Johanne Lebel : Comment alors regagner la confiance perdue?
Jean-PIerre Alix : Dans les années 2000, l’ampleur des réformes gouvernementales entreprises pour réorganiser la recherche française à une échelle globale conduisait en parallèle à réviser le concept de politique scientifique : la tradition, en effet, était de s’intéresser en priorité au financement et aux structures de la recherche et de s’assurer de la qualité des scientifiques, sans trop se préoccuper des effets sur la société; effets repoussés vers le registre politique, parce que considérés comme externes à la science. L’Europe n’était pas étrangère à l’intérêt porté à la question science-société, ayant inclus celle-ci dans sa problématique, et soutenant nombre d’actions et de réflexions parmi les 27 pays.
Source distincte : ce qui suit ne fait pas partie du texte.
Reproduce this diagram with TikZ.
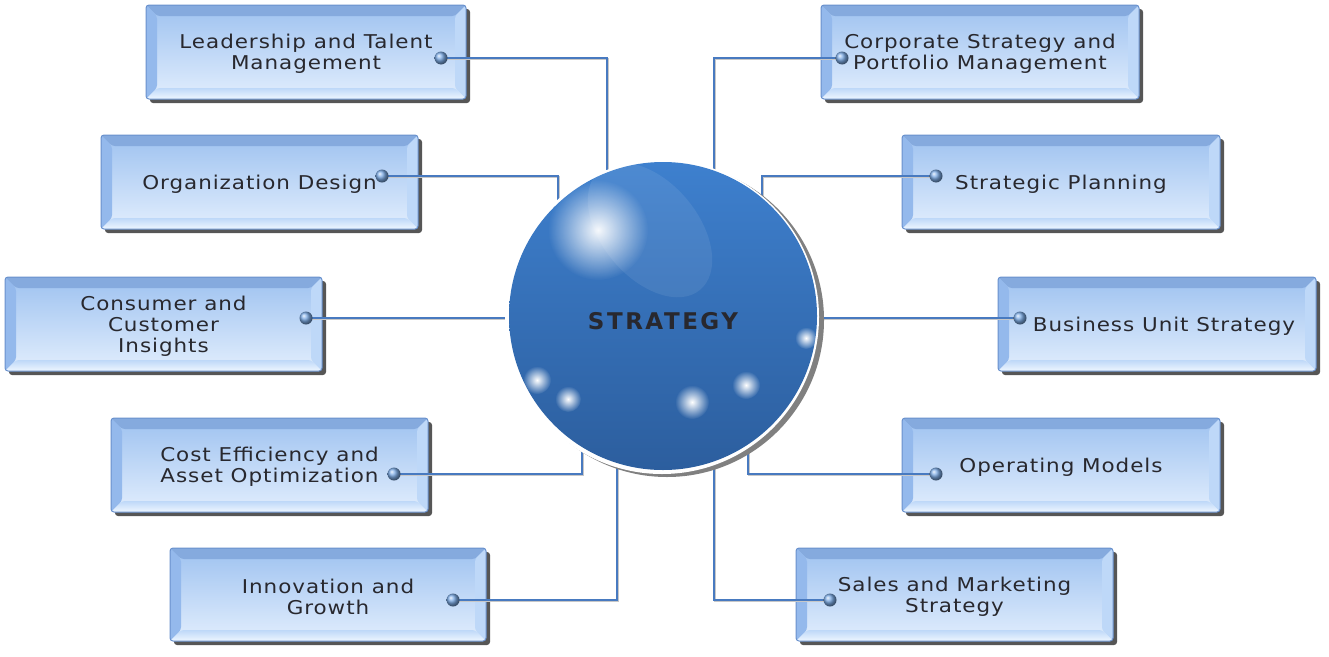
\documentclass[tikz,border=0pt]{standalone}
\usepackage{fontspec}
\setmainfont{DejaVu Sans}
\usetikzlibrary{shadows,fadings}
\definecolor{boxedge}{RGB}{105,145,205}
\definecolor{facetop}{RGB}{158,194,240}
\definecolor{facebot}{RGB}{226,238,253}
\definecolor{bevtopc}{RGB}{133,170,222}
\definecolor{bevleftc}{RGB}{148,185,236}
\definecolor{bevrightc}{RGB}{190,216,248}
\definecolor{bevbotc}{RGB}{238,246,255}
\definecolor{txtc}{RGB}{40,40,46}
\definecolor{linec}{RGB}{72,122,192}
\definecolor{sphtop}{RGB}{62,128,206}
\definecolor{sphbot}{RGB}{44,94,158}
\definecolor{dotc}{RGB}{125,172,230}
\tikzfading[name=glowfade, inner color=transparent!0, outer color=transparent!100]
\newcommand\pNW{path picture bounding box.north west}
\newcommand\pNE{path picture bounding box.north east}
\newcommand\pSW{path picture bounding box.south west}
\newcommand\pSE{path picture bounding box.south east}
\newcommand\bevelpic{%
  \fill[bevtopc] (\pNW) -- (\pNE) -- ([xshift=-11pt,yshift=-11pt]\pNE) -- ([xshift=11pt,yshift=-11pt]\pNW) -- cycle;
  \fill[bevleftc] (\pNW) -- ([xshift=11pt,yshift=-11pt]\pNW) -- ([xshift=11pt,yshift=11pt]\pSW) -- (\pSW) -- cycle;
  \fill[bevrightc] (\pNE) -- ([xshift=-11pt,yshift=-11pt]\pNE) -- ([xshift=-11pt,yshift=11pt]\pSE) -- (\pSE) -- cycle;
  \shade[top color=bevrightc, bottom color=bevbotc] (\pSW) -- ([xshift=11pt,yshift=11pt]\pSW) -- ([xshift=-11pt,yshift=11pt]\pSE) -- (\pSE) -- cycle;
}
\begin{document}
\begin{tikzpicture}[x=1pt,y=-1pt,
  stepbox/.style={rectangle, rounded corners=3pt, draw=boxedge, line width=1pt,
    minimum width=317pt, minimum height=94pt, inner sep=0pt,
    top color=facetop, bottom color=facebot,
    drop shadow={shadow xshift=4pt, shadow yshift=-4pt, fill=black!78, opacity=0.85},
    path picture={\bevelpic}},
  lbl/.style={align=center, text=txtc, yshift=-2pt, font=\fontsize{19}{21}\selectfont\addfontfeature{LetterSpace=5,FakeStretch=1.13}, inner sep=0pt},
  conn/.style={draw=linec, line width=1.6pt,
    preaction={draw=black!22, line width=1.6pt, transform canvas={shift={(1.2pt,-1.2pt)}}}},
  dot/.style={circle, minimum size=13pt, inner sep=0pt, ball color=dotc},
  glint/.style={fill=white, path fading=glowfade},
]
\useasboundingbox (0,0) rectangle (1329,656);

% boxes
\node[stepbox, minimum width=320pt] (L1) at (306,52) {};
\node[lbl] at (L1) {Leadership and Talent\\Management};
\node[stepbox] (L2) at (259.5,182) {};
\node[lbl] at (L2) {Organization Design};
\node[stepbox] (L3) at (163.5,324) {};
\node[lbl] at (L3) {Consumer and\\Customer\\Insights};
\node[stepbox] (L4) at (269.5,465) {};
\node[lbl] at (L4) {Cost Efficiency and\\Asset Optimization};
\node[stepbox, minimum width=316pt, minimum height=93pt] (L5) at (328,594.5) {};
\node[lbl] at (L5) {Innovation and\\Growth};
\node[stepbox, minimum width=318pt] (R1) at (980,52) {};
\node[lbl] at (R1) {Corporate Strategy and\\Portfolio Management};
\node[stepbox, minimum width=318pt] (R2) at (1061,182) {};
\node[lbl] at (R2) {Strategic Planning};
\node[stepbox, minimum width=318pt] (R3) at (1157,324) {};
\node[lbl] at ([xshift=7pt]R3) {Business Unit Strategy};
\node[stepbox, minimum width=318pt] (R4) at (1061,465) {};
\node[lbl] at (R4) {Operating Models};
\node[stepbox, minimum height=93pt] (R5) at (954.5,594.5) {};
\node[lbl] at (R5) {Sales and Marketing\\Strategy};

% dot positions and bend points
\coordinate (pL1) at (441,58);  \coordinate (kL1) at (607,260);
\coordinate (pL2) at (382,176); \coordinate (kL2) at (558,260);
\coordinate (pL3) at (306,318); \coordinate (kL3) at (560,318);
\coordinate (pL4) at (394,474); \coordinate (kL4) at (582,380);
\coordinate (pL5) at (453,600); \coordinate (kL5) at (617,380);
\coordinate (pR1) at (842,58);  \coordinate (kR1) at (714,260);
\coordinate (pR2) at (936,176); \coordinate (kR2) at (762,260);
\coordinate (pR3) at (1020,318);\coordinate (kR3) at (760,318);
\coordinate (pR4) at (936,474); \coordinate (kR4) at (748,380);
\coordinate (pR5) at (830,600); \coordinate (kR5) at (714,380);

% connectors
\draw[conn] (pL1) -| (kL1);
\draw[conn] (pL2) -| (kL2);
\draw[conn] (pL3) -- (kL3);
\draw[conn] (pL4) -| (kL4);
\draw[conn] (pL5) -| (kL5);
\draw[conn] (pR1) -| (kR1);
\draw[conn] (pR2) -| (kR2);
\draw[conn] (pR3) -- (kR3);
\draw[conn] (pR4) -| (kR4);
\draw[conn] (pR5) -| (kR5);

% central sphere
\fill[black!50] (667,320) circle (157);
\fill[white] (662,317) circle (157);
\node[circle, minimum size=308pt, inner sep=0pt, top color=sphtop, bottom color=sphbot] (S) at (663,316) {};
\begin{scope}
  \clip (663,316) circle (154);
  \fill[white, opacity=0.08, rotate around={-50:(650,230)}] (650,230) ellipse (78 and 48);
\end{scope}
\fill[glint, opacity=0.95] (598,230) circle (50);
\fill[glint] (537,380) circle (14);
\fill[glint] (568,399) circle (13);
\fill[glint] (692,402) circle (17);
\fill[glint] (746,385) circle (14);
\fill[glint] (806,338) circle (11);
\node[text=txtc, font=\bfseries\fontsize{23}{23}\selectfont\addfontfeature{LetterSpace=11}, inner sep=0pt] (Slbl) at (663,321) {STRATEGY};

% dots
\foreach \p in {L1,L2,L3,L4,L5,R1,R2,R3,R4,R5}
  \node[dot] (d\p) at (p\p) {};
\end{tikzpicture}
\end{document}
Entre 2006 et 2011, sous le regard bienveillant de la présidence et de la direction générale du CNRS, nous avons tenté d’apporter quelques réponses. Le chemin parcouru s’est traduit par la prise de conscience, de la part des chercheurs, des laboratoires et de l’institution, que la production des connaissances est couplée à leur usage, à terme, en société.
L’accroissement des connaissances est souvent plus rapide que leur maîtrise. Rabelais avait inscrit dans Pantagruel (1524) que « science sans conscience n’est que ruine de l’âme ». Aujourd’hui, comme le suggère Edgar Morin, le problème n’est plus la maîtrise, c’est la maîtrise de la maîtrise. Quelle société produisons-nous par l’activité scientifique, et qui maîtrise le processus? La réponse est confuse, donc inquiétante.
Johanne Lebel : Quel est le rôle du CNRS dans le paysage institutionnel français?
Jean-PIerre Alix : Quelques mots d’abord sur la science. Sans être la voie unique, la science est un système très puissant de compréhension de la nature et des sociétés, fondé sur l’idée d’objectivité… Ce système, né en Europe à la Renaissance, a été conçu par des philosophes comme Bacon – « Knowledge and human power are synonymous » ou Descartes – « […] devenir comme maîtres et possesseurs de la nature […] ». Les sciences sont l’outil intellectuel qui a permis un cheminement civilisationnel de plusieurs siècles. Le mouvement des Lumières, au 18e siècle, posa avec Condorcet cette idée que le savoir émanciperait l’humanité. La révolution industrielle ensuite, en Angleterre, puis en France et en Allemagne une cinquantaine d’années plus tard, a été le soutien et le terrain de mise en œuvre de théories scientifiques sans précédent. Le mouvement s’est poursuivi pour des raisons militaires, stratégiques, industrielles jusqu’à nos jours. Ces paris se révèlent extrêmement justes quand on considère la plupart des résultats atteints aujourd’hui…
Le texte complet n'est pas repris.